---------- SOURCE DATA ----------

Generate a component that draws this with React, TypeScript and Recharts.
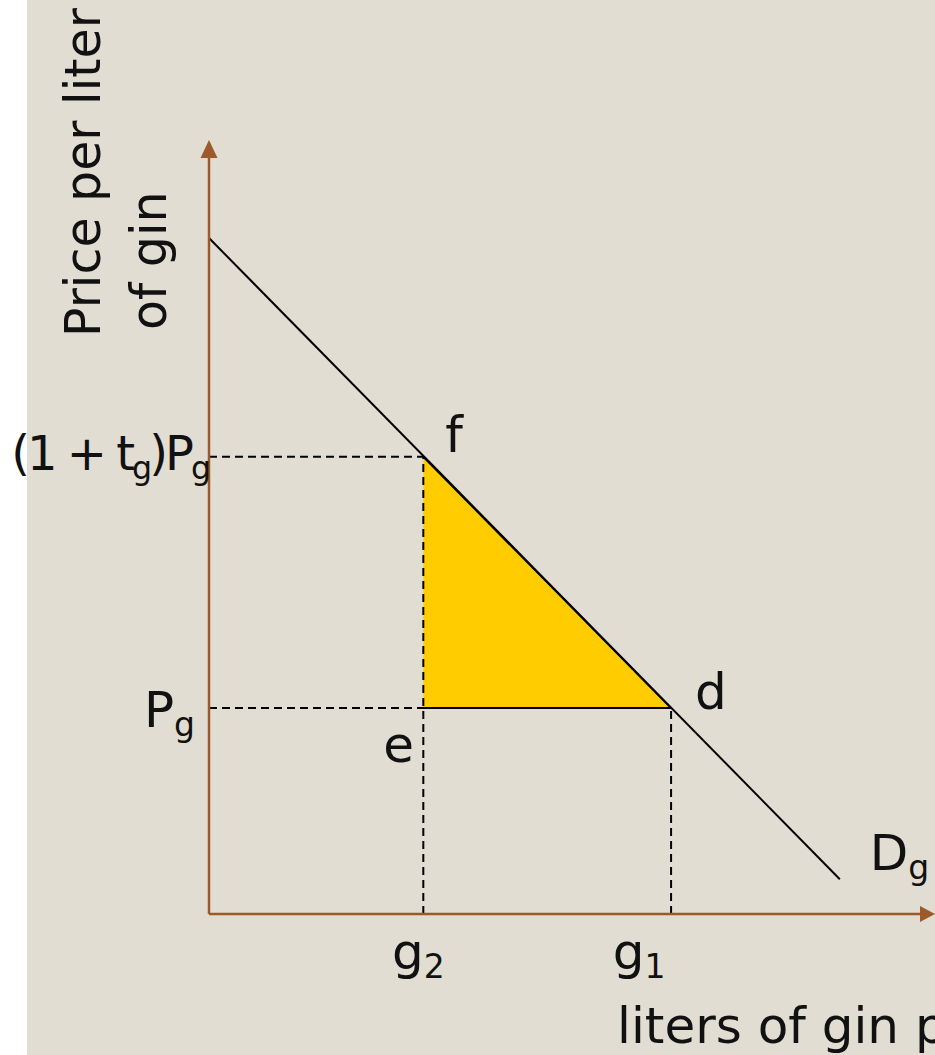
import {
  ComposedChart,
  Line,
  Area,
  XAxis,
  YAxis,
  ReferenceLine,
  ReferenceDot,
} from "recharts"

// demand curve end points (quantity, price) in chart units 0..100
const demandQty = [0, 88.6]
const demandPrice = [89.3, 4.6]

// g2 = quantity after tax, g1 = quantity before tax
const quantities = [30.1, 64.9]
const qtyTickLabels = [
  ["g", "_2"],
  ["g", "_1"],
]

// Pg = price before tax, (1 + tg)Pg = price with tax
const prices = [27.2, 60.4]
const priceTickLabels = [
  ["P", "_g"],
  ["(1 + t", "_g", ")P", "_g"],
]

const BG = "#E2DDD2"
const BROWN = "#9C5A2A"
const GOLD = "#FFCC00"
const FONT = "'DejaVu Sans', sans-serif"
const SUB_SHIFT = 9

const demandData = demandQty.map((q, i) => ({ q, p: demandPrice[i] }))
const [g2, g1] = quantities
const [pg, taxed] = prices

// triangle f-e-d as a range area
const triangle = [
  { q: g2, band: [pg, taxed] },
  { q: g1, band: [pg, pg] },
]

function Rich({ parts, size = 50, ...rest }: any) {
  let shift = 0
  return (
    <text fontFamily={FONT} fontSize={size} fill="#111" {...rest}>
      {parts.map((p: string, i: number) => {
        const sub = p.startsWith("_")
        const target = sub ? SUB_SHIFT : 0
        const dy = target - shift
        shift = target
        return (
          <tspan key={i} dy={dy} fontSize={sub ? size * 0.66 : size}>
            {sub ? p.slice(1) : p}
          </tspan>
        )
      })}
    </text>
  )
}

function QtyTick({ x, y, payload }: any) {
  const i = quantities.indexOf(payload.value)
  const dx = [-5, -32][i]
  return (
    <Rich parts={qtyTickLabels[i]} x={x + dx} y={y + 55} textAnchor="middle" />
  )
}

function PriceTick({ x, y, payload }: any) {
  const i = prices.indexOf(payload.value)
  const dx = [-14, -1][i]
  const dy = [19, 13][i]
  const size = [50, 48][i]
  const spacing = [0, -3][i]
  return (
    <Rich
      parts={priceTickLabels[i]}
      x={x + dx}
      y={y + dy}
      size={size}
      textAnchor="end"
      letterSpacing={spacing}
    />
  )
}

const pointLabel = (parts: string[], dx: number, dy: number) => (p: any) =>
  <Rich parts={parts} x={p.cx + dx} y={p.cy + dy} />

const yTitle = () => (
  <g fontFamily={FONT} fontSize={49} fill="#111">
    <text transform="translate(100,337) rotate(-90)">Price per liter</text>
    <text transform="translate(166,330) rotate(-90)">of gin</text>
  </g>
)

const xTitle = () => (
  <text x={617} y={1043} fontFamily={FONT} fontSize={50} fill="#111">
    liters of gin per year
  </text>
)

const dashed = { stroke: "#000", strokeWidth: 2, strokeDasharray: "8 5" }

export default function App() {
  return (
    <div
      style={{
        position: "absolute",
        left: 0,
        top: 0,
        width: 935,
        height: 1055,
        background: "#fff",
        overflow: "hidden",
      }}
    >
      <div
        style={{
          position: "absolute",
          left: 27,
          top: 0,
          width: 908,
          height: 1055,
          background: BG,
        }}
      />
      <div style={{ position: "absolute", left: 0, top: 0 }}>
        <ComposedChart
          width={935}
          height={1055}
          margin={{ top: 157, right: 14, bottom: 0, left: 0 }}
        >
          <XAxis
            type="number"
            dataKey="q"
            domain={[0, 100]}
            ticks={quantities}
            allowDataOverflow
            height={141}
            tickSize={0}
            tickMargin={0}
            tickLine={false}
            axisLine={{ stroke: BROWN, strokeWidth: 2.5 }}
            tick={QtyTick}
            interval={0}
            label={xTitle}
          />
          <YAxis
            type="number"
            domain={[0, 100]}
            ticks={prices}
            allowDataOverflow
            width={209}
            tickSize={0}
            tickMargin={0}
            tickLine={false}
            axisLine={{ stroke: BROWN, strokeWidth: 2.5 }}
            tick={PriceTick}
            interval={0}
            label={yTitle}
          />
          <Area
            data={triangle}
            dataKey="band"
            type="linear"
            fill={GOLD}
            fillOpacity={1}
            stroke="#000"
            strokeWidth={2}
            isAnimationActive={false}
          />
          <Line
            data={demandData}
            dataKey="p"
            type="linear"
            stroke="#000"
            strokeWidth={2}
            dot={false}
            isAnimationActive={false}
          />
          <ReferenceLine segment={[{ x: 0, y: taxed }, { x: g2, y: taxed }]} {...dashed} />
          <ReferenceLine segment={[{ x: 0, y: pg }, { x: g1, y: pg }]} {...dashed} />
          <ReferenceLine segment={[{ x: g2, y: 0 }, { x: g2, y: taxed }]} {...dashed} />
          <ReferenceLine segment={[{ x: g1, y: 0 }, { x: g1, y: pg }]} {...dashed} />
          <ReferenceDot x={g2} y={taxed} r={1} ifOverflow="visible" shape={pointLabel(["f"], 22, -5)} />
          <ReferenceDot x={g1} y={pg} r={1} ifOverflow="visible" shape={pointLabel(["d"], 24, 1)} />
          <ReferenceDot x={g2} y={pg} r={1} ifOverflow="visible" shape={pointLabel(["e"], -40, 54)} />
          <ReferenceDot
            x={demandQty[1]}
            y={demandPrice[1]}
            r={1}
            ifOverflow="visible"
            shape={pointLabel(["D", "_g"], 30, -9)}
          />
          <ReferenceDot
            x={100}
            y={0}
            r={1}
            ifOverflow="visible"
            shape={(p: any) => (
              <polygon
                points={`${p.cx - 1},${p.cy - 8} ${p.cx + 14},${p.cy} ${p.cx - 1},${p.cy + 8}`}
                fill={BROWN}
              />
            )}
          />
          <ReferenceDot
            x={0}
            y={100}
            r={1}
            ifOverflow="visible"
            shape={(p: any) => (
              <polygon
                points={`${p.cx - 8.5},${p.cy + 1} ${p.cx},${p.cy - 17} ${p.cx + 8.5},${p.cy + 1}`}
                fill={BROWN}
              />
            )}
          />
        </ComposedChart>
      </div>
    </div>
  )
}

----------

▶ _AIM_:
Each line of the material must be retyped exactly, except that images are omitted.

▶ _OUTPUT FOR THIS TASK_:
Generate a component that draws this with React, TypeScript and Recharts.
import {
  ComposedChart,
  Line,
  Area,
  XAxis,
  YAxis,
  ReferenceLine,
  ReferenceDot,
} from "recharts"

// demand curve end points (quantity, price) in chart units 0..100
const demandQty = [0, 88.6]
const demandPrice = [89.3, 4.6]

// g2 = quantity after tax, g1 = quantity before tax
const quantities = [30.1, 64.9]
const qtyTickLabels = [
  ["g", "_2"],
  ["g", "_1"],
]

// Pg = price before tax, (1 + tg)Pg = price with tax
const prices = [27.2, 60.4]
const priceTickLabels = [
  ["P", "_g"],
  ["(1 + t", "_g", ")P", "_g"],
]

const BG = "#E2DDD2"
const BROWN = "#9C5A2A"
const GOLD = "#FFCC00"
const FONT = "'DejaVu Sans', sans-serif"
const SUB_SHIFT = 9

const demandData = demandQty.map((q, i) => ({ q, p: demandPrice[i] }))
const [g2, g1] = quantities
const [pg, taxed] = prices

// triangle f-e-d as a range area
const triangle = [
  { q: g2, band: [pg, taxed] },
  { q: g1, band: [pg, pg] },
]

function Rich({ parts, size = 50, ...rest }: any) {
  let shift = 0
  return (
    <text fontFamily={FONT} fontSize={size} fill="#111" {...rest}>
      {parts.map((p: string, i: number) => {
        const sub = p.startsWith("_")
        const target = sub ? SUB_SHIFT : 0
        const dy = target - shift
        shift = target
        return (
          <tspan key={i} dy={dy} fontSize={sub ? size * 0.66 : size}>
            {sub ? p.slice(1) : p}
          </tspan>
        )
      })}
    </text>
  )
}

function QtyTick({ x, y, payload }: any) {
  const i = quantities.indexOf(payload.value)
  const dx = [-5, -32][i]
  return (
    <Rich parts={qtyTickLabels[i]} x={x + dx} y={y + 55} textAnchor="middle" />
  )
}

function PriceTick({ x, y, payload }: any) {
  const i = prices.indexOf(payload.value)
  const dx = [-14, -1][i]
  const dy = [19, 13][i]
  const size = [50, 48][i]
  const spacing = [0, -3][i]
  return (
    <Rich
      parts={priceTickLabels[i]}
      x={x + dx}
      y={y + dy}
      size={size}
      textAnchor="end"
      letterSpacing={spacing}
    />
  )
}

const pointLabel = (parts: string[], dx: number, dy: number) => (p: any) =>
  <Rich parts={parts} x={p.cx + dx} y={p.cy + dy} />

const yTitle = () => (
  <g fontFamily={FONT} fontSize={49} fill="#111">
    <text transform="translate(100,337) rotate(-90)">Price per liter</text>
    <text transform="translate(166,330) rotate(-90)">of gin</text>
  </g>
)

const xTitle = () => (
  <text x={617} y={1043} fontFamily={FONT} fontSize={50} fill="#111">
    liters of gin per year
  </text>
)

const dashed = { stroke: "#000", strokeWidth: 2, strokeDasharray: "8 5" }

export default function App() {
  return (
    <div
      style={{
        position: "absolute",
        left: 0,
        top: 0,
        width: 935,
        height: 1055,
        background: "#fff",
        overflow: "hidden",
      }}
    >
      <div
        style={{
          position: "absolute",
          left: 27,
          top: 0,
          width: 908,
          height: 1055,
          background: BG,
        }}
      />
      <div style={{ position: "absolute", left: 0, top: 0 }}>
        <ComposedChart
          width={935}
          height={1055}
          margin={{ top: 157, right: 14, bottom: 0, left: 0 }}
        >
          <XAxis
            type="number"
            dataKey="q"
            domain={[0, 100]}
            ticks={quantities}
            allowDataOverflow
            height={141}
            tickSize={0}
            tickMargin={0}
            tickLine={false}
            axisLine={{ stroke: BROWN, strokeWidth: 2.5 }}
            tick={QtyTick}
            interval={0}
            label={xTitle}
          />
          <YAxis
            type="number"
            domain={[0, 100]}
            ticks={prices}
            allowDataOverflow
            width={209}
            tickSize={0}
            tickMargin={0}
            tickLine={false}
            axisLine={{ stroke: BROWN, strokeWidth: 2.5 }}
            tick={PriceTick}
            interval={0}
            label={yTitle}
          />
          <Area
            data={triangle}
            dataKey="band"
            type="linear"
            fill={GOLD}
            fillOpacity={1}
            stroke="#000"
            strokeWidth={2}
            isAnimationActive={false}
          />
          <Line
            data={demandData}
            dataKey="p"
            type="linear"
            stroke="#000"
            strokeWidth={2}
            dot={false}
            isAnimationActive={false}
          />
          <ReferenceLine segment={[{ x: 0, y: taxed }, { x: g2, y: taxed }]} {...dashed} />
          <ReferenceLine segment={[{ x: 0, y: pg }, { x: g1, y: pg }]} {...dashed} />
          <ReferenceLine segment={[{ x: g2, y: 0 }, { x: g2, y: taxed }]} {...dashed} />
          <ReferenceLine segment={[{ x: g1, y: 0 }, { x: g1, y: pg }]} {...dashed} />
          <ReferenceDot x={g2} y={taxed} r={1} ifOverflow="visible" shape={pointLabel(["f"], 22, -5)} />
          <ReferenceDot x={g1} y={pg} r={1} ifOverflow="visible" shape={pointLabel(["d"], 24, 1)} />
          <ReferenceDot x={g2} y={pg} r={1} ifOverflow="visible" shape={pointLabel(["e"], -40, 54)} />
          <ReferenceDot
            x={demandQty[1]}
            y={demandPrice[1]}
            r={1}
            ifOverflow="visible"
            shape={pointLabel(["D", "_g"], 30, -9)}
          />
          <ReferenceDot
            x={100}
            y={0}
            r={1}
            ifOverflow="visible"
            shape={(p: any) => (
              <polygon
                points={`${p.cx - 1},${p.cy - 8} ${p.cx + 14},${p.cy} ${p.cx - 1},${p.cy + 8}`}
                fill={BROWN}
              />
            )}
          />
          <ReferenceDot
            x={0}
            y={100}
            r={1}
            ifOverflow="visible"
            shape={(p: any) => (
              <polygon
                points={`${p.cx - 8.5},${p.cy + 1} ${p.cx},${p.cy - 17} ${p.cx + 8.5},${p.cy + 1}`}
                fill={BROWN}
              />
            )}
          />
        </ComposedChart>
      </div>
    </div>
  )
}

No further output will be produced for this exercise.